On the environmental side (we discussed this at another episode before) you have to do a Phase I and Phase II report, which means that they will take some samples from the ground and the groundwater to make sure that it is not contaminated, if it is contaminated, you are going to have to clean that up yourself, and it can cost a lot of money – this can kill a lot of deals.
These reports can cost around $3,000-$5,000 but they have to be done, and it’s part of the game. Another thing for you to know about Phase I and Phase II reports is that if you are next to a gas station, the ground of the property is very likely contaminated. If it is a big name gas station like Shell or Texaco, you will be fine because they do end up cleaning that up themselves. However, if it’s a mom and pop gas station, you will have a very hard time getting that land decontaminated. Also, if you are next to a dry cleaner, the ground may also be contaminated, so you really have to make sure that you get this report done, and you can always try to get the seller to do the report for you.
4. Get all surveys done
Get a structural engineer to make sure that the building is solid and has no problems. Get a roof inspector to make sure that your property has a solid roof, and depending on the type of property, you might want to have a few other surveys done such as: the foundation, the windows, and HVAC units if applicable (heating, ventilation and air conditioning) – you might want to check how old they are and if they will have to be replaced at any time in the near future.

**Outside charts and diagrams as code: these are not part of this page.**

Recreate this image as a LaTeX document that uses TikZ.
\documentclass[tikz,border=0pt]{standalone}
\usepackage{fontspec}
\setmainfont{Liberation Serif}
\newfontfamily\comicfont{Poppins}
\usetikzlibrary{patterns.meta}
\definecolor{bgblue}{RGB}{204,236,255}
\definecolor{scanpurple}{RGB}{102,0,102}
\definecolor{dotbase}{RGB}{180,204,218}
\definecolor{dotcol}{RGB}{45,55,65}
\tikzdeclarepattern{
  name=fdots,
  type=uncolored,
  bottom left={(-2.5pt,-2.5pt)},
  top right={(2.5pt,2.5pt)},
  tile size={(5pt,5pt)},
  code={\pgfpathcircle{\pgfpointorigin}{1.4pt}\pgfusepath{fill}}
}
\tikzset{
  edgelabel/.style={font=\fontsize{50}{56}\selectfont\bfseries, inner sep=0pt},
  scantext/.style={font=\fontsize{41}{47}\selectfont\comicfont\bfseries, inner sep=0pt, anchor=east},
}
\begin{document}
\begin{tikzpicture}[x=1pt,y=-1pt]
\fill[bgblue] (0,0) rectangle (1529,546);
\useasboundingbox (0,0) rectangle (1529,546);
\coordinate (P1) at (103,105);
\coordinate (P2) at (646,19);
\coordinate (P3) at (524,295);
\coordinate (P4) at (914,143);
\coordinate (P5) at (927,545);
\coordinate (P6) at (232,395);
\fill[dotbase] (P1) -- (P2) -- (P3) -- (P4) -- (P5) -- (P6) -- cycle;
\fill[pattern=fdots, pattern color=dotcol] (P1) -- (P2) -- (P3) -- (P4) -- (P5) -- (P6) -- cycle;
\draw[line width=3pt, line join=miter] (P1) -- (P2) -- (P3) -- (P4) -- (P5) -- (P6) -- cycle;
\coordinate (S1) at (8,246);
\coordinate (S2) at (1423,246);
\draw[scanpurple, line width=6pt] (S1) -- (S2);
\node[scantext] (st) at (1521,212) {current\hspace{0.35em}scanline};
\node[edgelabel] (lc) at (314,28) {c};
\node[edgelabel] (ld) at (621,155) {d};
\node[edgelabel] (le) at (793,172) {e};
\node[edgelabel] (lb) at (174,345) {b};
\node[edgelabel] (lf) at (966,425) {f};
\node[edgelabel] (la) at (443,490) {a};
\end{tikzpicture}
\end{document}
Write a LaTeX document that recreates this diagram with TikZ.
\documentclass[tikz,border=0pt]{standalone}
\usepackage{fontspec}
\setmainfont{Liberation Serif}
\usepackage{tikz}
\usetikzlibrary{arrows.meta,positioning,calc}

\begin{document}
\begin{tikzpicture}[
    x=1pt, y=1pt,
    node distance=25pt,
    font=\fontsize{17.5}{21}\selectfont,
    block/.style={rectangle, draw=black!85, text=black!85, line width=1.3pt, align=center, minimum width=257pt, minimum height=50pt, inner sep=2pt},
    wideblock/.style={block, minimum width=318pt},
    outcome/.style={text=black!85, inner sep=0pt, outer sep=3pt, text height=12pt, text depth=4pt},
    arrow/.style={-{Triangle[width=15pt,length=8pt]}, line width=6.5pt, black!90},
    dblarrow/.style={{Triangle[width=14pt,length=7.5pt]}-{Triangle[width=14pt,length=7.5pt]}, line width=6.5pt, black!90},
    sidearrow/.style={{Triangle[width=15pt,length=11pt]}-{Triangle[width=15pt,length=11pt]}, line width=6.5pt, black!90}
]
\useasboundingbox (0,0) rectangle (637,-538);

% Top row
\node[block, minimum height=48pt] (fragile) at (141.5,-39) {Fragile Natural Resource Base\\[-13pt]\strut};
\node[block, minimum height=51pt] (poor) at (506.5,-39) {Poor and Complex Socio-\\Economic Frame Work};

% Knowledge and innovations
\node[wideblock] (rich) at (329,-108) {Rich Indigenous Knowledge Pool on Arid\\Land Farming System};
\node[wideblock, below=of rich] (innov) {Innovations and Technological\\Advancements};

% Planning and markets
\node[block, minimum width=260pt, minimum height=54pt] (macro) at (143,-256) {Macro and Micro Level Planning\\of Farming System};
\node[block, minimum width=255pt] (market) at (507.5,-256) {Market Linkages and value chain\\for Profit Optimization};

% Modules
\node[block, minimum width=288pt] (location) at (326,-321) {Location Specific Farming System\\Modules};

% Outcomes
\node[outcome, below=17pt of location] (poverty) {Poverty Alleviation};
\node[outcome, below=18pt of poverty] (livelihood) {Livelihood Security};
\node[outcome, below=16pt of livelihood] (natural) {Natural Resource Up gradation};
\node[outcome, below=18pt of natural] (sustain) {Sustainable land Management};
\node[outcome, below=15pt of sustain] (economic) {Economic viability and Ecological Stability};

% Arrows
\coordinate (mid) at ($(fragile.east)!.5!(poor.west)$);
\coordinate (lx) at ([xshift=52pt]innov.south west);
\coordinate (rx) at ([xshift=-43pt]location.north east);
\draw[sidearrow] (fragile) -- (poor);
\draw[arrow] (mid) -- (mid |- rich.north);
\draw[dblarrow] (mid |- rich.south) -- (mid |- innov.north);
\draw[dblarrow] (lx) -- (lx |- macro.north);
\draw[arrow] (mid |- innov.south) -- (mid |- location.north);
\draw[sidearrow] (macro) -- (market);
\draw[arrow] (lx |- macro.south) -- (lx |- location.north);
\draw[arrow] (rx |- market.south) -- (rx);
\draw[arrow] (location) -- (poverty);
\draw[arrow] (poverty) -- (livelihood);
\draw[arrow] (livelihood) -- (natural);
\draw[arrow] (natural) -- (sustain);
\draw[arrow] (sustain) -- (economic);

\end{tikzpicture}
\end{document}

5. Take a look at hidden costs and contracts that will have to be honored by you after the sale
For example, some properties may have contracts that are two, three years long for online advertising and those were part of the costs that you were planning on cutting after you took over the property. However, the contract doesn’t end for at least another couple of years. You also may have to pay local taxes that the seller was responsible for paying, and there may also be some insurance bills that you may not need that the seller purchased and now you’re responsible for paying. Some tenants may also be owing money, they may not have paid rent for the last month or two, and you are the one going to be responsible for collecting that overdue payment, sometimes the seller will put in the contract that that is their money, however, since you’re the one doing all the work in collecting the unpaid rent, you should be getting that money yourself.
These are all things that you should be aware of. There are, of course, other things that are important to do, as we discussed in our due diligence podcast, and you should always make sure that you work with a professional especially in the beginning in order to covert all of the due diligence items that you will need to go through as you are purchasing that property.